2x^2 + 3ix + 2 = 0 solve quadratic equation ​

Answer 1

Answer:

$\large\boxed{X=\frac{1}{2}i, X=-2i }$

Step-by-step explanation:

To solve with quadratic equation, first you have to subsititute the x on both sides of the equation. Therefore, you can also solve with distributive property, complex arithmetic, standard complex form, and etc.

Given:

2x²+3ix+2=0

Solutions:

First, solve.

$\displaystyle x=a+bi$

$\displaystyle 2(a+bi)^2+3i(a+bi)+2=0$

Expand the form by using distributive property.

$\large\boxed{\textnormal{Distributive Property}}$

$\displaystyle a(b+c)=ab+ac$

$\displaystyle 2(a+bi)^2+3i(a+bi)+2=(2a^2-2b^2-3b+2)+i(3a+4ab)$

Make sure add equal sign to zero.

$\displaystyle (2a^2-2b^2-3b+2)+i(3a+4ab)=0$

Next, thing you do is rewrite the 0 of standard complex form.

$\large\boxed{\textnormal{Standard Complex Form}}$

$\displaystyle 0+0i$

$(2a^2-2b^2-3b+2)+i(3a+4ab)=0+0i$

Using a complex numbers it can be equal only if its real and imaginary parts are equal.

Rewrite the systems problem of expressions.

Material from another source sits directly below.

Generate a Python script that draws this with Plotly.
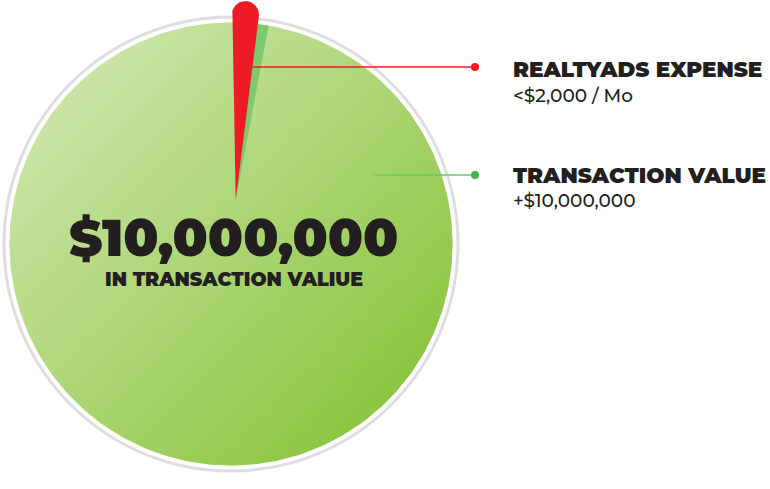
import numpy as np
import plotly.graph_objects as go

# ---------------- data ----------------
categories = ["REALTYADS EXPENSE", "TRANSACTION VALUE"]
share_pct = [2.33, 97.67]            # visual share of the circle
sub_labels = ["<$2,000 / Mo", "+$10,000,000"]
center_value = "$10,000,000"
center_caption = "IN TRANSACTION VALIUE"

# ---------------- style / layout ----------------
W, H = 770, 489
CX, CY, R = 231.0, 244.0, 221.5
RING_R = 227.0
START_DEG = -1.2          # clockwise from 12 o'clock
PULL = 44.3
PULL_DIR = 6.1
WEDGE_LEN = 186.0
SHADOW_EXTRA = 3.5
RED = "#ED1C24"
SHADOW = "#7CC96E"
GREEN_A = (214, 234, 186)
GREEN_B = (128, 192, 44)
LABEL_X = 511
DOT_X = 475
LABEL_Y = [68.5, 174.5]
SUB_Y = [95, 200]
LINE_Y = [67, 175]
LINE_START_X = [None, 375]
DOT_COLORS = [RED, "#39B54A"]
LINE_COLORS = [RED, "#6CC46A"]
TEXT = "#231F20"
HEAVY = "Montserrat, Lato, Roboto, sans-serif"
REG = "Montserrat, Lato, 'Open Sans', sans-serif"


def pt(cx, cy, ang, r):
    a = np.radians(ang)
    return cx + r * np.sin(a), cy - r * np.cos(a)


def rgb(c, a=None):
    if a is None:
        return "rgb(%d,%d,%d)" % c
    return "rgba(%d,%d,%d,%.2f)" % (c + (a,))


fig = go.Figure()

# outer ring
fig.add_shape(type="circle", x0=CX - RING_R, x1=CX + RING_R, y0=CY - RING_R, y1=CY + RING_R,
              line=dict(color="#DEDEDE", width=3), layer="below")

# full circle (total / transaction value) with diagonal gradient
th = np.linspace(0, 360, 361)
cxs, cys = pt(CX, CY, th, R)
fig.add_trace(go.Scatter(x=cxs, y=cys, mode="lines", fill="toself", line=dict(width=0),
                         fillgradient=dict(type="horizontal", start=CX - R, stop=CX + R,
                                           colorscale=[[0, rgb(GREEN_A)], [1, rgb(GREEN_B)]]),
                         hoverinfo="skip", showlegend=False, name=categories[1]))
fig.add_trace(go.Scatter(x=cxs, y=cys, mode="lines", fill="toself", line=dict(width=0),
                         fillgradient=dict(type="vertical", start=CY - R, stop=CY + R,
                                           colorscale=[[0, rgb(GREEN_A, 0.5)], [1, rgb(GREEN_B, 0.5)]]),
                         hoverinfo="skip", showlegend=False))

# pulled expense slice geometry
a0 = START_DEG
a1 = a0 + share_pct[0] / 100.0 * 360.0
mid = (a0 + a1) / 2
ax, ay = pt(CX, CY, PULL_DIR, PULL)

# shadow sliver (from apex to circle edge)
sang = np.linspace(mid, a1 + SHADOW_EXTRA, 40)
sx, sy = [ax], [ay]
for ang in sang:
    d = np.array([np.sin(np.radians(ang)), -np.cos(np.radians(ang))])
    p = np.array([ax - CX, ay - CY])
    b = p @ d
    c = p @ p - R * R
    t = -b + np.sqrt(b * b - c)
    sx.append(ax + t * d[0])
    sy.append(ay + t * d[1])
sx.append(ax)
sy.append(ay)
fig.add_trace(go.Scatter(x=sx, y=sy, mode="lines", fill="toself", fillcolor=SHADOW,
                         line=dict(width=0), hoverinfo="skip", showlegend=False))

# leader lines + dots
starts = [ax + (ay - LINE_Y[0]) * np.tan(np.radians(mid)), LINE_START_X[1]]
for i in range(2):
    fig.add_trace(go.Scatter(x=[starts[i], DOT_X], y=[LINE_Y[i], LINE_Y[i]],
                             mode="lines", line=dict(color=LINE_COLORS[i], width=1.5),
                             hoverinfo="skip", showlegend=False))
    fig.add_trace(go.Scatter(x=[DOT_X], y=[LINE_Y[i]], mode="markers",
                             marker=dict(color=DOT_COLORS[i], size=8),
                             hoverinfo="skip", showlegend=False))

# red wedge with rounded cap
lx, ly = pt(ax, ay, a0, WEDGE_LEN)
rx, ry = pt(ax, ay, a1, WEDGE_LEN)
ccx, ccy = (lx + rx) / 2, (ly + ry) / 2
rc = np.hypot(rx - lx, ry - ly) / 2
cap = np.linspace(mid - 90, mid + 90, 40)
capx, capy = pt(ccx, ccy, cap, rc)
wx = [ax, lx] + list(capx) + [rx, ax]
wy = [ay, ly] + list(capy) + [ry, ay]
fig.add_trace(go.Scatter(x=wx, y=wy, mode="lines", fill="toself", fillcolor=RED,
                         line=dict(width=0), hoverinfo="skip", showlegend=False,
                         name=categories[0]))

# labels
for i in range(2):
    fig.add_annotation(x=LABEL_X, y=LABEL_Y[i], text=categories[i], showarrow=False,
                       xanchor="left", yanchor="middle", xref="x", yref="y",
                       font=dict(family=HEAVY, size=21.5, color=TEXT, weight=900))
    fig.add_annotation(x=LABEL_X, y=SUB_Y[i], text=sub_labels[i], showarrow=False,
                       xanchor="left", yanchor="middle", xref="x", yref="y",
                       font=dict(family=REG, size=18.5, color=TEXT, weight=500))

fig.add_annotation(x=233, y=238, text=center_value, showarrow=False, xanchor="center",
                   yanchor="middle", font=dict(family=HEAVY, size=51, color=TEXT, weight=900))
fig.add_annotation(x=234, y=279, text=center_caption, showarrow=False, xanchor="center",
                   yanchor="middle", font=dict(family=HEAVY, size=19, color=TEXT, weight=900))

fig.update_layout(width=W, height=H, margin=dict(l=0, r=0, t=0, b=0),
                  paper_bgcolor="white", plot_bgcolor="white", showlegend=False,
                  xaxis=dict(range=[0, W], visible=False, fixedrange=True),
                  yaxis=dict(range=[H, 0], visible=False, fixedrange=True))
fig.write_html("out.html", config={"displayModeBar": False},
               post_script="document.body.style.margin='0px';document.body.style.overflow='hidden';")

$\begin{bmatrix}2a^2-2b^2-3b+2=0\\3a+4ab=0\end{bmatrix}$

$\begin{bmatrix}2a^2-2b^2-3b+2=0\\3a+4ab=0\end{bmatrix}=\begin{pmatrix}b=\frac{1}{2},\:&a=0\\ b=-2,\:&a=0\end{pmatrix}$

Solve.

$\displaystyle x=a+bi$

$\large\boxed{X=\frac{1}{2},X=-2i}$

The quadratic equation of 2x²+3ix+2=0 is x=1/2i and x=-2i, which is our answer.